As Harvard economist N. Gregory Mankiw noted in a recent National Affairs article, precisely modeling the complex interrelationships is a daunting task, one that calls for a great deal of humility on the part of macroeconomists. “When we talk about the impact of government purchases on aggregate demand, and therefore on job creation, we must take into account an enormous number of "general equilibrium effects" — that is, the indirect effects that occur as one economic variable influences another, which in turn influences yet another, and so on.” Mankiw continues:
These general equilibrium effects are tremendously important to the economy — sometimes in positive ways, sometimes in negative… The negative effects are even more challenging to trace. For example, if people observe the government issuing substantial debt (required to finance a stimulus), they may anticipate higher future taxes and therefore cut back on their current consumption. Increased government borrowing may also drive up long-term interest rates, which could make it difficult for people to borrow money and could therefore reduce spending today…
In other words, in certain conditions stimulus spending can have a depressive effect. Without the luxury of a ‘control universe’ it’s impossible to know with complete certainty the impact of the $787 stimulus package. But the question is critical to the economic health of our nation. Did the stimulus work? Should we do more of it?

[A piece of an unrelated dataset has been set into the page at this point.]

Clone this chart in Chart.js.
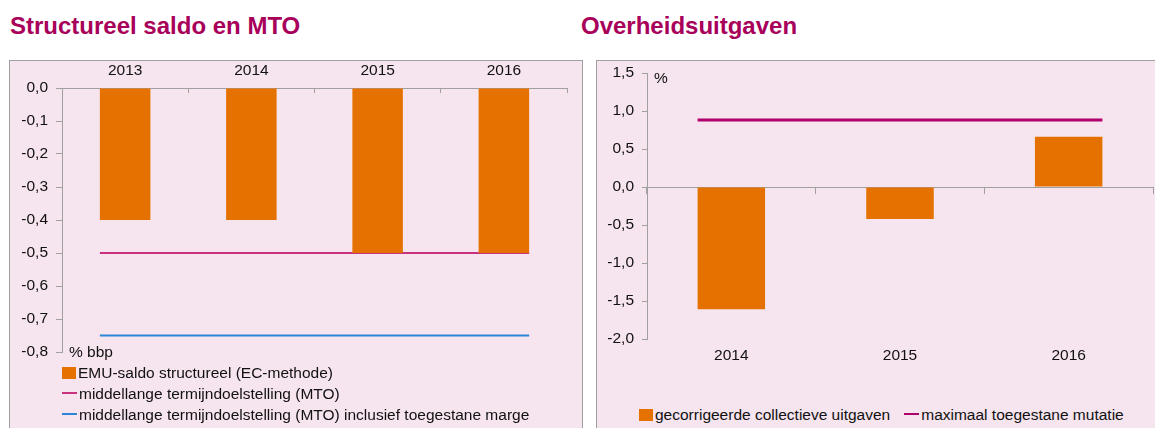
<!DOCTYPE html>
<html>
<head>
<meta charset="utf-8">
<script src="https://cdn.jsdelivr.net/npm/chart.js@4.4.1/dist/chart.umd.min.js"></script>
<style>
  body { margin: 0; background: #fff; font-family: "Liberation Sans", Arial, sans-serif; width: 1155px; height: 428px; overflow: hidden; position: relative; }
  .title { position: absolute; top: 12px; font-weight: bold; font-size: 24px; color: #a8005a; }
  .panel { position: absolute; top: 60px; height: 400px; background: #f6e4ef; border: 1px solid #a0a0a0; }
  .box { position: absolute; }
  .lbl { position: absolute; font-size: 15.5px; color: #111; }
  .legend { position: absolute; font-size: 15.5px; color: #111; }
  .legend div { height: 21px; line-height: 21px; white-space: nowrap; }
  .legend span { display: inline-block; white-space: nowrap; }
  .sq { display: inline-block; width: 14px; height: 12px; margin-right: 2px; vertical-align: -1px; }
  .ln { display: inline-block; width: 15px; height: 2px; margin-right: 2px; vertical-align: 5px; }
</style>
</head>
<body>
<div class="title" style="left:10px">Structureel saldo en MTO</div>
<div class="title" style="left:581px">Overheidsuitgaven</div>

<div class="panel" style="left:9px; width:572px"></div>
<div class="panel" style="left:596px; width:600px"></div>

<div class="box" style="left:10px; top:61px; width:571px; height:305px"><canvas id="links"></canvas></div>
<div class="box" style="left:597px; top:61px; width:558px; height:322px"><canvas id="rechts"></canvas></div>

<div class="lbl" style="left:69px; top:343px">% bbp</div>
<div class="lbl" style="left:654px; top:69px">%</div>

<div class="legend" id="legendLinks" style="left:62px; top:362px"></div>
<div class="legend" id="legendRechts" style="left:639px; top:404px"></div>

<script>
// linker grafiek: structureel saldo
const jarenLinks = ['2013', '2014', '2015', '2016'];
const emuSaldo = [-0.4, -0.4, -0.5, -0.5];
const mto = [-0.5, -0.5, -0.5, -0.5];
const mtoMarge = [-0.75, -0.75, -0.75, -0.75];
const ticksLinks = { min: -0.8, max: 0, step: 0.1 };

// rechter grafiek: overheidsuitgaven
const jarenRechts = ['2014', '2015', '2016'];
const uitgaven = [-1.61, -0.42, 0.66];
const maxMutatie = [0.88, 0.88, 0.88];
const ticksRechts = { min: -2, max: 1.5, step: 0.5 };

const oranje = '#e57200';
const roze = '#c8327e';
const paars = '#b0006a';
const blauw = '#2a86d6';
const grijs = '#a0a0a0';
const barPct = 0.4;
const font = { family: 'Liberation Sans', size: 15.5 };

const komma = v => v.toFixed(1).replace('.', ',').replace('-0,0', '0,0');

// lijn over de breedte van de staaf per categorie
function segmenten(waarden) {
  return waarden.flatMap((v, i) => [{ x: i - barPct / 2, y: v }, { x: i + barPct / 2, y: v }]);
}

function lijn(label, waarden, kleur, breedte) {
  return {
    type: 'line', label: label, data: segmenten(waarden), xAxisID: 'xl',
    borderColor: kleur, borderWidth: breedte, pointRadius: 0, fill: false, tension: 0
  };
}

function staaf(label, waarden) {
  return {
    label: label, data: waarden, backgroundColor: oranje,
    barPercentage: barPct, categoryPercentage: 1, grouped: false
  };
}

// vaste breedte van de y-as, layout-padding bepaalt de rest
function yAs(breedte) {
  return s => { s.width = breedte; s.paddingTop = 0; s.paddingBottom = 0; };
}

Chart.defaults.font.family = 'Liberation Sans';
Chart.defaults.color = '#111';

new Chart(document.getElementById('links'), {
  type: 'bar',
  data: {
    labels: jarenLinks,
    datasets: [
      staaf('EMU-saldo structureel (EC-methode)', emuSaldo),
      lijn('middellange termijndoelstelling (MTO)', mto, roze, 2),
      lijn('middellange termijndoelstelling (MTO) inclusief toegestane marge', mtoMarge, blauw, 2)
    ]
  },
  options: {
    responsive: true, maintainAspectRatio: false, animation: false,
    layout: { padding: { top: 0, right: 14, bottom: 14, left: 0 } },
    plugins: { legend: { display: false }, tooltip: { enabled: false } },
    scales: {
      x: {
        position: 'top', offset: true,
        grid: { drawOnChartArea: false, tickLength: -5, color: grijs },
        border: { color: grijs },
        ticks: { font: font, padding: 13 },
        afterFit: s => { s.height = 27; }
      },
      xl: { type: 'linear', min: -0.5, max: jarenLinks.length - 0.5, offset: false, display: false },
      y: {
        min: ticksLinks.min, max: ticksLinks.max,
        grid: { drawOnChartArea: false, tickLength: 6, color: grijs },
        border: { color: grijs },
        ticks: { stepSize: ticksLinks.step, font: font, padding: 8, callback: komma },
        afterFit: yAs(52)
      }
    }
  }
});

new Chart(document.getElementById('rechts'), {
  type: 'bar',
  data: {
    labels: jarenRechts,
    datasets: [
      staaf('gecorrigeerde collectieve uitgaven', uitgaven),
      lijn('maximaal toegestane mutatie', maxMutatie, paars, 3)
    ]
  },
  options: {
    responsive: true, maintainAspectRatio: false, animation: false,
    layout: { padding: { top: 12, right: 2, bottom: 14, left: 0 } },
    plugins: { legend: { display: false }, tooltip: { enabled: false } },
    scales: {
      x: {
        position: 'bottom', offset: true,
        grid: { display: false, drawTicks: false }, border: { display: false },
        ticks: { font: font, padding: 7 },
        afterFit: s => { s.height = 30; }
      },
      xz: {
        type: 'category', position: { y: 0 }, offset: true,
        grid: { drawOnChartArea: false, tickLength: 6, color: grijs },
        border: { color: grijs },
        ticks: { display: false }
      },
      xl: { type: 'linear', min: -0.5, max: jarenRechts.length - 0.5, offset: false, display: false },
      y: {
        min: ticksRechts.min, max: ticksRechts.max,
        grid: { drawOnChartArea: false, tickLength: 5, color: grijs },
        border: { color: grijs },
        ticks: { stepSize: ticksRechts.step, font: font, padding: 8, callback: komma },
        afterFit: yAs(50)
      }
    }
  }
});

// legenda's als tekst
function legenda(id, items, naastElkaar) {
  const el = document.getElementById(id);
  let html = naastElkaar ? '<div>' : '';
  items.forEach(it => {
    const teken = it.type === 'bar'
      ? '<i class="sq" style="background:' + it.kleur + '"></i>'
      : '<i class="ln" style="background:' + it.kleur + '"></i>';
    const stuk = '<span style="margin-right:' + (naastElkaar ? 14 : 0) + 'px">' + teken + it.label + '</span>';
    html += naastElkaar ? stuk : '<div>' + stuk + '</div>';
  });
  el.innerHTML = html + (naastElkaar ? '</div>' : '');
}

legenda('legendLinks', [
  { type: 'bar', kleur: oranje, label: 'EMU-saldo structureel (EC-methode)' },
  { type: 'line', kleur: roze, label: 'middellange termijndoelstelling (MTO)' },
  { type: 'line', kleur: blauw, label: 'middellange termijndoelstelling (MTO) inclusief toegestane marge' }
], false);

legenda('legendRechts', [
  { type: 'bar', kleur: oranje, label: 'gecorrigeerde collectieve uitgaven' },
  { type: 'line', kleur: paars, label: 'maximaal toegestane mutatie' }
], true);
</script>
</body>
</html>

The Obama administration wants more of it, even if they now call it by a different name. In June 2010, Christina Romer was asked if she would push for more deficit spending. Her answer: “We are in favor of responsible targeted actions,” including tax incentives for green manufacturing jobs, extending unemployment insurance benefits, and aid to state and local government.
The abandonment of the language of stimulus is a sure sign that the people have moved on. Economists may disagree, but regular people have made up their mind.
Doctors still debate whether George Washington would have recovered if left on his own. There is universal agreement, however, that the repeated bloodletting weakened the former president and made recovery less likely. Economically, we have already drained our coffers dry, and more stimulus spending could hurt, not help, our ailing economy.
John O’Leary is a Research Felow at the Ash Center at Harvard’s Kennedy School of Government, editor of the Better, Faster, Cheaper blog, and the co-author with Bill Eggers of If We Can Put a Man on the Moon (Harvard Business Press).